Chandni Chowk To China
Under normal circumstances, I would have waited for Chandni Chowk to China to be chipped off on DVD or torrent but RS insisted and I could not resist. So we went off on a rather busy Sunday for this over-hyped, widest-US-opener-Bollywood-film, first-Indian-movie-shot-in-China, first-Warner-Bros.-Hindi-movie, that managed to make 33 crores on the opening weekend owing to expensive multiplex tickets in India and some more crores out of tickets sold in USDs.
The new mantra of Bollywood is: have star, will sell. It doesn't matter how much amount of crap you fit in. Yuvraaj, Rab Ne Bana Di Jodi, Ghajini, and now Chandni Chowk To China. Akshay Kumar has carved his way into stardom no less than the Khans, in fact deeper than a few of them.
CC2C goes a step ahead in trying out something new. Blends of kungfu and bhangra, a rustic Delhi vegetable cutter and rural Chinese vegetable sellers, chequered shirts and flowered mandarin gowns add a lot of colour and vigour to the streets of Chandni Chowk and The Great Wall of China. Amid all this you'll find a bumpkin of Akshay Kumar duped into travelling to Chinkiland and falling into a kumbh-ka-mela-separation-revenge sequence that is intelligently weaved into funny antics and a few serious action scenes after a prolonged practice session.
The opening scene of the war on the Great Wall of China had actually thrilled me. Brilliantly shot in shades of gray and a lot of mist, it reminded me of scenes in movies like Gladiator. However, that excitement slacked as soon as the scene shifts to the present Chandni Chowk. Zooming in and out of Delhi as Akshay flies up with smoke-propelling rockets up his you-know-where and falls down on earth, sets that do not quite look like Chandni Chowk, and very stupid TV ads, the movie moves on to a very jittery pace that makes you look lustfully at the Exit doors. However, the pace is checked as the plot shifts back to China and you are glad you didn't satisfy yourself.
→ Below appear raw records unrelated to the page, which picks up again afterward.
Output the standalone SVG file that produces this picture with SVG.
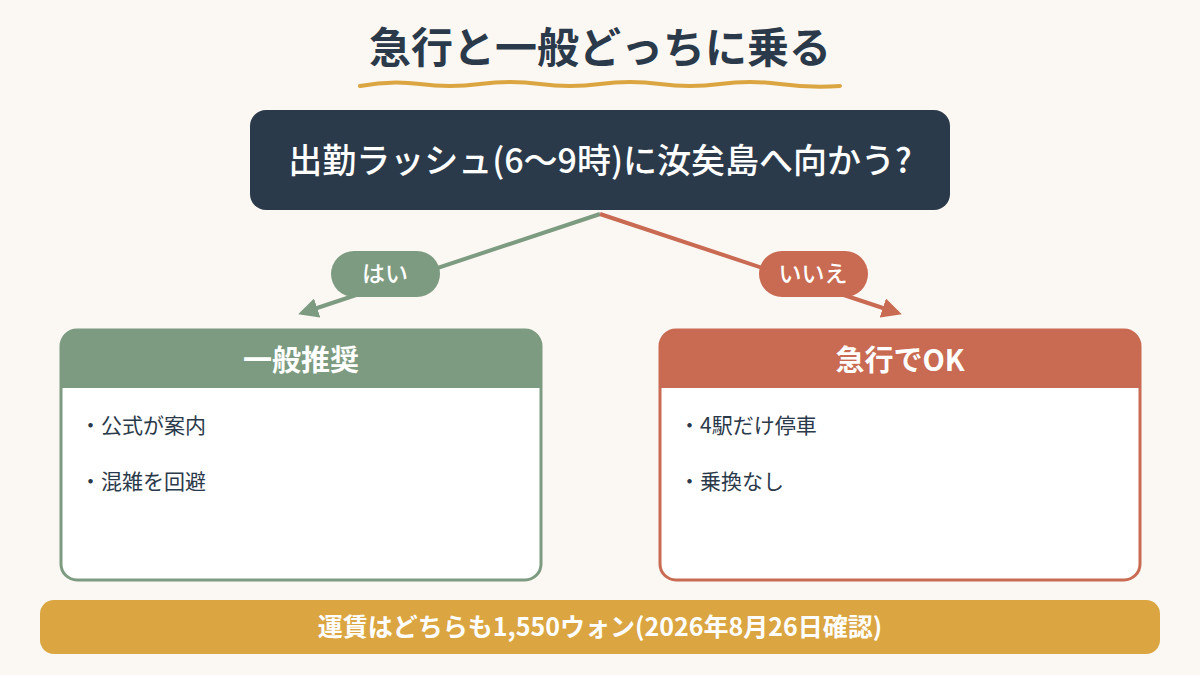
<svg xmlns="http://www.w3.org/2000/svg" width="1200" height="675" viewBox="0 0 1200 675">
<defs>
<style>
text{font-family:"Noto Sans CJK JP","Noto Sans",sans-serif}
.w{fill:#fff}
.item{font-size:21px;fill:#2b3a4a}
</style>
<marker id="ag" viewBox="0 0 10 10" refX="8" refY="5" markerWidth="5" markerHeight="5" orient="auto"><path d="M0,0L10,5L0,10z" fill="#7d9b81"/></marker>
<marker id="ar" viewBox="0 0 10 10" refX="8" refY="5" markerWidth="5" markerHeight="5" orient="auto"><path d="M0,0L10,5L0,10z" fill="#c96a52"/></marker>
</defs>
<rect width="1200" height="675" fill="#fbf7f2"/>
<g id="title">
<text x="600" y="63" text-anchor="middle" font-size="42" font-weight="600" fill="#2b3a4a">急行と一般どっちに乗る</text>
<path d="M360,86 Q390,80 420,84 T480,84 T540,84 T600,84 T660,84 T720,84 T780,84 T840,86" fill="none" stroke="#dba642" stroke-width="4" stroke-linecap="round"/>
</g>
<g id="connectors">
<line x1="600" y1="214" x2="302" y2="313" stroke="#7d9b81" stroke-width="4" marker-end="url(#ag)"/>
<line x1="600" y1="214" x2="898" y2="313" stroke="#c96a52" stroke-width="4" marker-end="url(#ar)"/>
<g><rect x="331" y="251" width="109" height="46" rx="23" fill="#7d9b81"/><text x="385" y="282" text-anchor="middle" font-size="23" font-weight="500" class="w">はい</text></g>
<g><rect x="759" y="251" width="109" height="46" rx="23" fill="#c96a52"/><text x="813" y="282" text-anchor="middle" font-size="23" font-weight="500" class="w">いいえ</text></g>
</g>
<g id="question">
<rect x="250" y="110" width="700" height="100" rx="16" fill="#2b3a4a"/>
<text x="600" y="173" text-anchor="middle" font-size="34" font-weight="500" class="w">出勤ラッシュ(6〜9時)に汝矣島へ向かう?</text>
</g>
<g id="general">
<rect x="61" y="330" width="480" height="250" rx="16" fill="#fff" stroke="#7d9b81" stroke-width="3"/>
<path d="M61,388 V346 Q61,330 77,330 H525 Q541,330 541,346 V388 Z" fill="#7d9b81"/>
<text x="301" y="371" text-anchor="middle" font-size="29" font-weight="700" class="w">一般推奨</text>
<text x="80" y="433" class="item">・公式が案内</text>
<text x="80" y="489" class="item">・混雑を回避</text>
</g>
<g id="express">
<rect x="660" y="330" width="480" height="250" rx="16" fill="#fff" stroke="#c96a52" stroke-width="3"/>
<path d="M660,388 V346 Q660,330 676,330 H1124 Q1140,330 1140,346 V388 Z" fill="#c96a52"/>
<text x="900" y="371" text-anchor="middle" font-size="29" font-weight="700" class="w">急行でOK</text>
<text x="679" y="433" class="item">・4駅だけ停車</text>
<text x="679" y="489" class="item">・乗換なし</text>
</g>
<g id="footer">
<rect x="40" y="600" width="1120" height="54" rx="14" fill="#dba642"/>
<text x="600" y="636" text-anchor="middle" font-size="25" font-weight="700" class="w">運賃はどちらも1,550ウォン(2026年8月26日確認)</text>
</g>
</svg>
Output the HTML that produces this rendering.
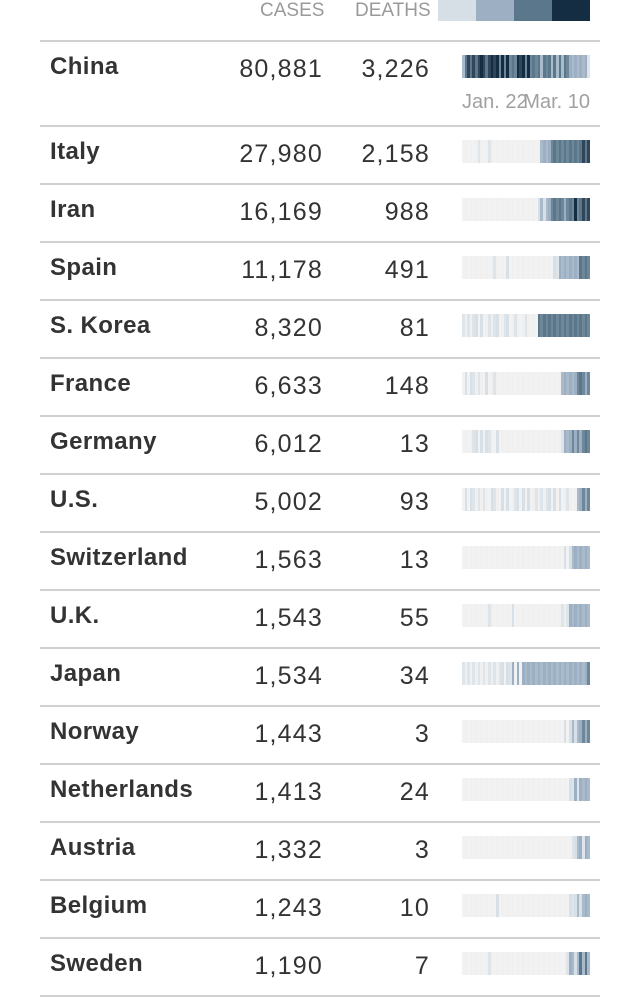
<!DOCTYPE html>
<html><head><meta charset="utf-8"><style>
body{margin:0;background:#fff;width:640px;height:997px;position:relative;overflow:hidden;font-family:"Liberation Sans",sans-serif;color:#333}
.h{position:absolute;top:0;font-size:19px;color:#9a9a9a;line-height:21px}
.line{position:absolute;left:40px;width:560px;height:2px;background:#d0d0d0}
.n{position:absolute;left:50px;font-weight:bold;font-size:24px;line-height:28px;letter-spacing:0.4px}
.c{position:absolute;width:140px;text-align:right;font-size:25px;line-height:28px;letter-spacing:1.2px}
.s{position:absolute;left:462px;width:128px;height:23px;display:flex}
.s div{flex:1}
.s div:nth-child(odd){opacity:.88}
.lab{position:absolute;top:91px;font-size:20px;color:#a0a0a0}
</style></head><body>
<div class="h" style="left:260px">CASES</div>
<div class="h" style="left:355px">DEATHS</div>
<div style="position:absolute;left:438px;top:0;width:152px;height:21px;display:flex">
<div style="flex:1;background:#d6dee6"></div><div style="flex:1;background:#9db0c3"></div><div style="flex:1;background:#5b778b"></div><div style="flex:1;background:#142d42"></div></div>
<div class="lab" style="left:462px">Jan. 22</div>
<div class="lab" style="right:50px">Mar. 10</div>
<div id="rows"></div>
<script>
var cols=['#f0f0f0','#d8e0e7','#9db0c3','#5b778b','#142d42'];
var d=[
["China","80,881","3,226","2343434443444434343334443433332333232323322222221"],
["Italy","27,980","2,158","0000001000100000000000000000002222333333333333434"],
["Iran","16,169","988","0000000000000000000000000000012122333332333433434"],
["Spain","11,178","491","0000000000001000010000000000000000011222222223333"],
["S. Korea","8,320","81","1010110100101100110010001000033333333333333333333"],
["France","6,633","148","0101101001001000000000000000000000000022222233323"],
["Germany","6,012","13","0000110101100100000000000000000000000012223232333"],
["U.S.","5,002","93","0101101010011001010011010100101011010100100022323"],
["Switzerland","1,563","13","0000000000000000000000000000000000000001012222222"],
["U.K.","1,543","55","0000000000100000000100000000000000000010122222222"],
["Japan","1,534","34","1010101010101011011202022222222222222222222222223"],
["Norway","1,443","3","0000000000000000000000000000000000000001012122323"],
["Netherlands","1,413","24","0000000000000000000000000000000000000000011212222"],
["Austria","1,332","3","0000000000000000000000000000000000000000001122122"],
["Belgium","1,243","10","0000000000000100000000000000000000000000011121222"],
["Sweden","1,190","7","0000000000100000000000000000000000000000122123232"]];
var h='',y=40;
d.forEach(function(r,i){
 h+='<div class="line" style="top:'+y+'px"></div>';
 var t=y+13;
 h+='<div class="n" style="top:'+t+'px">'+r[0]+'</div>';
 h+='<div class="c" style="left:183px;top:'+(t+2)+'px">'+r[1]+'</div>';
 h+='<div class="c" style="left:290px;top:'+(t+2)+'px">'+r[2]+'</div>';
 h+='<div class="s" style="top:'+(y+15)+'px">';
 for(var k=0;k<r[3].length;k++)h+='<div style="background:'+cols[+r[3][k]]+'"></div>';
 h+='</div>';
 y+= i==0?85:58;
});
h+='<div class="line" style="top:'+y+'px"></div>';
document.getElementById('rows').innerHTML=h;
</script>
</body></html>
If you liked one or more of Singh is King, Welcome, or Golmaal Returns, you will like CC2C's comedy too. You'll find Akshay Kumar blabbering and jumping with his gaon-waali-moustache and punditji-plait, using physical jokes a la Jim Carrey, though much more gimcrack and much less witty. Akki is the only one acting funny though, most of the other characters are serious and genuine, though humour has been attempted by mocking Chinese stunts you'd seen in Crouching Tiger, Hidden Dragon and the like. A few of these and other comic stunts would look good only in Tom and Jerry. In short, a lot of nonsensical comedy in a make-believe setting.
Deepika Padukone simply looks stunning in both her Indian and Chinese avatars. The long-legged lass kicks butt the martial arts way where she looks as sexy as Charlize Theron in Aeonflux, though her newly-developed skills could have been used for a longer screen time. Ranveer Shourey wastes himself being a loser sidekick the way pal Vinay Pathak did in Rab Ne Bana Di Jodi. Actors like them should not try to enter mainstream cinema; they know they cannot look better here, these roles do not demand good acting, and they lose the already niche audience their kind of cinema has.
The music is mediocre, and I had dismissed it initially. But when you keep listening to it, you start liking it. The extra rap song by Akshay was fresh, and the mixing of Chinese rhythms added a new form. The melodious Tere Naina is pleasant to hear to, a few others by Kailash Kher.
Overall, CC2C can be a one-time watch that will sure fetch you some giggles and laughs. Talk of cinema that will be remembered, and you'll have to be content that films like Chupke Chupke and Andaz Apna Apna were made only in yore. Watch it out in a light mood with friends and you might agree for a 6 on 10.